== Directions ==
Give the listing again character for character, but drop the images.

== Information shown ==
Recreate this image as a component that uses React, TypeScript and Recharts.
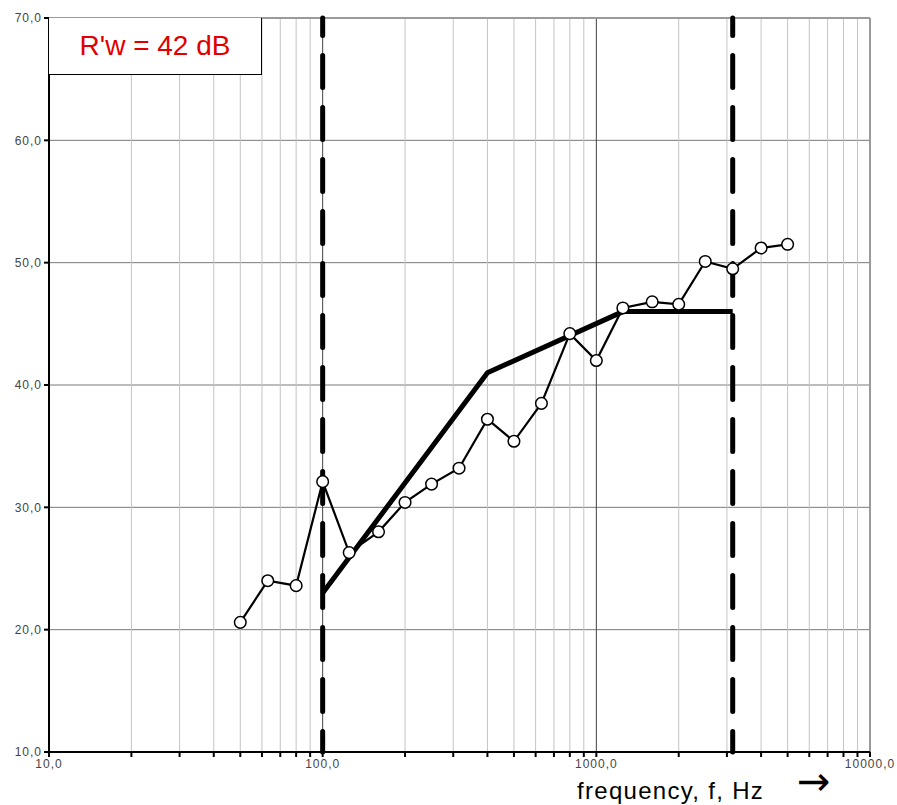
import {
  LineChart,
  Line,
  XAxis,
  YAxis,
  CartesianGrid,
  ReferenceLine,
} from "recharts";

// one-third octave bands, measured R' (dB)
const bands = [50, 63, 80, 100, 125, 160, 200, 250, 315, 400, 500, 630, 800, 1000, 1250, 1600, 2000, 2500, 3150, 4000, 5000];
const measured = [20.6, 24.0, 23.6, 32.1, 26.3, 28.0, 30.4, 31.9, 33.2, 37.2, 35.4, 38.5, 44.2, 42.0, 46.3, 46.8, 46.6, 50.1, 49.5, 51.2, 51.5];

// shifted reference curve (100..3150 Hz)
const refBands = [100, 400, 1250, 3150];
const refValues = [23, 41, 46, 46];

const decadeTicks = [10, 100, 1000, 10000];
const minorTicks = [20, 30, 40, 50, 60, 70, 80, 90, 200, 300, 400, 500, 600, 700, 800, 900, 2000, 3000, 4000, 5000, 6000, 7000, 8000, 9000];
const yTicks = [10, 20, 30, 40, 50, 60, 70];
const limitLines = [100, 3150];

const measuredData = bands.map((f, i) => ({ f, r: measured[i] }));
const refData = refBands.map((f, i) => ({ f, r: refValues[i] }));
const allTicks = [...decadeTicks, ...minorTicks].sort((a, b) => a - b);

const fmt = (v: number) => v.toFixed(1).replace(".", ",");
const font = "'Liberation Sans', Arial, sans-serif";

export default function App() {
  return (
    <div style={{ position: "absolute", left: 0, top: 0, width: 897, height: 805, fontFamily: font, overflow: "hidden" }}>
      <LineChart width={897} height={805} margin={{ top: 18, right: 27, bottom: 23, left: 9 }}>
        <CartesianGrid horizontal vertical={false} stroke="#7a7a7a" strokeWidth={1} />
        {minorTicks.map((v) => (
          <ReferenceLine key={"m" + v} x={v} stroke="#c4c4c4" strokeWidth={1} />
        ))}
        <ReferenceLine x={100} stroke="#404040" strokeWidth={1} />
        <ReferenceLine x={1000} stroke="#404040" strokeWidth={1} />
        <ReferenceLine x={10000} stroke="#9a9a9a" strokeWidth={2} />
        <ReferenceLine y={70} stroke="#9a9a9a" strokeWidth={2} />
        <XAxis
          type="number"
          dataKey="f"
          scale="log"
          domain={[10, 10000]}
          allowDataOverflow
          ticks={allTicks}
          interval={0}
          tickFormatter={(v: number) => (decadeTicks.includes(v) ? fmt(v) : "")}
          tick={{ fill: "#444", fontSize: 12, letterSpacing: 1, fontFamily: font }}
          tickSize={5}
          height={30}
          stroke="#000"
          strokeWidth={2}
        />
        <YAxis
          type="number"
          domain={[10, 70]}
          ticks={yTicks}
          interval={0}
          tickFormatter={fmt}
          tick={{ fill: "#444", fontSize: 12, letterSpacing: 1, fontFamily: font }}
          tickSize={5}
          width={40}
          stroke="#000"
          strokeWidth={2}
        />
        {limitLines.map((v) => (
          <ReferenceLine
            key={"l" + v}
            segment={[{ x: v, y: 70 }, { x: v, y: 10 }]}
            stroke="#000"
            strokeWidth={5}
            strokeDasharray="32 20"
            strokeDashoffset={14.5}
            strokeLinecap="round"
          />
        ))}
        <Line
          data={refData}
          dataKey="r"
          stroke="#000"
          strokeWidth={5}
          dot={false}
          isAnimationActive={false}
        />
        <Line
          data={measuredData}
          dataKey="r"
          stroke="#000"
          strokeWidth={2.2}
          dot={{ r: 5.8, fill: "#fff", stroke: "#000", strokeWidth: 1.5 }}
          isAnimationActive={false}
        />
      </LineChart>
      <div
        style={{
          position: "absolute",
          left: 49,
          top: 18,
          width: 212,
          height: 56,
          background: "#fff",
          border: "1px solid #000",
          borderLeft: "none",
          borderTop: "none",
          color: "#e00000",
          fontSize: 28,
          lineHeight: "56px",
          textAlign: "center",
        }}
      >
        R'w = 42 dB
      </div>
      <div
        style={{
          position: "absolute",
          left: 577,
          top: 778,
          fontSize: 24,
          letterSpacing: 1.3,
          color: "#000",
          whiteSpace: "pre",
          lineHeight: "26px",
        }}
      >
        frequency, f, Hz
      </div>
      <div
        style={{
          position: "absolute",
          left: 797,
          top: 758,
          fontSize: 40,
          fontFamily: "'DejaVu Sans', sans-serif",
          color: "#000",
        }}
      >
        {"\u2192"}
      </div>
    </div>
  );
}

== Exercise answer ==
Recreate this image as a component that uses React, TypeScript and Recharts.
import {
  LineChart,
  Line,
  XAxis,
  YAxis,
  CartesianGrid,
  ReferenceLine,
} from "recharts";

// one-third octave bands, measured R' (dB)
const bands = [50, 63, 80, 100, 125, 160, 200, 250, 315, 400, 500, 630, 800, 1000, 1250, 1600, 2000, 2500, 3150, 4000, 5000];
const measured = [20.6, 24.0, 23.6, 32.1, 26.3, 28.0, 30.4, 31.9, 33.2, 37.2, 35.4, 38.5, 44.2, 42.0, 46.3, 46.8, 46.6, 50.1, 49.5, 51.2, 51.5];

// shifted reference curve (100..3150 Hz)
const refBands = [100, 400, 1250, 3150];
const refValues = [23, 41, 46, 46];

const decadeTicks = [10, 100, 1000, 10000];
const minorTicks = [20, 30, 40, 50, 60, 70, 80, 90, 200, 300, 400, 500, 600, 700, 800, 900, 2000, 3000, 4000, 5000, 6000, 7000, 8000, 9000];
const yTicks = [10, 20, 30, 40, 50, 60, 70];
const limitLines = [100, 3150];

const measuredData = bands.map((f, i) => ({ f, r: measured[i] }));
const refData = refBands.map((f, i) => ({ f, r: refValues[i] }));
const allTicks = [...decadeTicks, ...minorTicks].sort((a, b) => a - b);

const fmt = (v: number) => v.toFixed(1).replace(".", ",");
const font = "'Liberation Sans', Arial, sans-serif";

export default function App() {
  return (
    <div style={{ position: "absolute", left: 0, top: 0, width: 897, height: 805, fontFamily: font, overflow: "hidden" }}>
      <LineChart width={897} height={805} margin={{ top: 18, right: 27, bottom: 23, left: 9 }}>
        <CartesianGrid horizontal vertical={false} stroke="#7a7a7a" strokeWidth={1} />
        {minorTicks.map((v) => (
          <ReferenceLine key={"m" + v} x={v} stroke="#c4c4c4" strokeWidth={1} />
        ))}
        <ReferenceLine x={100} stroke="#404040" strokeWidth={1} />
        <ReferenceLine x={1000} stroke="#404040" strokeWidth={1} />
        <ReferenceLine x={10000} stroke="#9a9a9a" strokeWidth={2} />
        <ReferenceLine y={70} stroke="#9a9a9a" strokeWidth={2} />
        <XAxis
          type="number"
          dataKey="f"
          scale="log"
          domain={[10, 10000]}
          allowDataOverflow
          ticks={allTicks}
          interval={0}
          tickFormatter={(v: number) => (decadeTicks.includes(v) ? fmt(v) : "")}
          tick={{ fill: "#444", fontSize: 12, letterSpacing: 1, fontFamily: font }}
          tickSize={5}
          height={30}
          stroke="#000"
          strokeWidth={2}
        />
        <YAxis
          type="number"
          domain={[10, 70]}
          ticks={yTicks}
          interval={0}
          tickFormatter={fmt}
          tick={{ fill: "#444", fontSize: 12, letterSpacing: 1, fontFamily: font }}
          tickSize={5}
          width={40}
          stroke="#000"
          strokeWidth={2}
        />
        {limitLines.map((v) => (
          <ReferenceLine
            key={"l" + v}
            segment={[{ x: v, y: 70 }, { x: v, y: 10 }]}
            stroke="#000"
            strokeWidth={5}
            strokeDasharray="32 20"
            strokeDashoffset={14.5}
            strokeLinecap="round"
          />
        ))}
        <Line
          data={refData}
          dataKey="r"
          stroke="#000"
          strokeWidth={5}
          dot={false}
          isAnimationActive={false}
        />
        <Line
          data={measuredData}
          dataKey="r"
          stroke="#000"
          strokeWidth={2.2}
          dot={{ r: 5.8, fill: "#fff", stroke: "#000", strokeWidth: 1.5 }}
          isAnimationActive={false}
        />
      </LineChart>
      <div
        style={{
          position: "absolute",
          left: 49,
          top: 18,
          width: 212,
          height: 56,
          background: "#fff",
          border: "1px solid #000",
          borderLeft: "none",
          borderTop: "none",
          color: "#e00000",
          fontSize: 28,
          lineHeight: "56px",
          textAlign: "center",
        }}
      >
        R'w = 42 dB
      </div>
      <div
        style={{
          position: "absolute",
          left: 577,
          top: 778,
          fontSize: 24,
          letterSpacing: 1.3,
          color: "#000",
          whiteSpace: "pre",
          lineHeight: "26px",
        }}
      >
        frequency, f, Hz
      </div>
      <div
        style={{
          position: "absolute",
          left: 797,
          top: 758,
          fontSize: 40,
          fontFamily: "'DejaVu Sans', sans-serif",
          color: "#000",
        }}
      >
        {"\u2192"}
      </div>
    </div>
  );
}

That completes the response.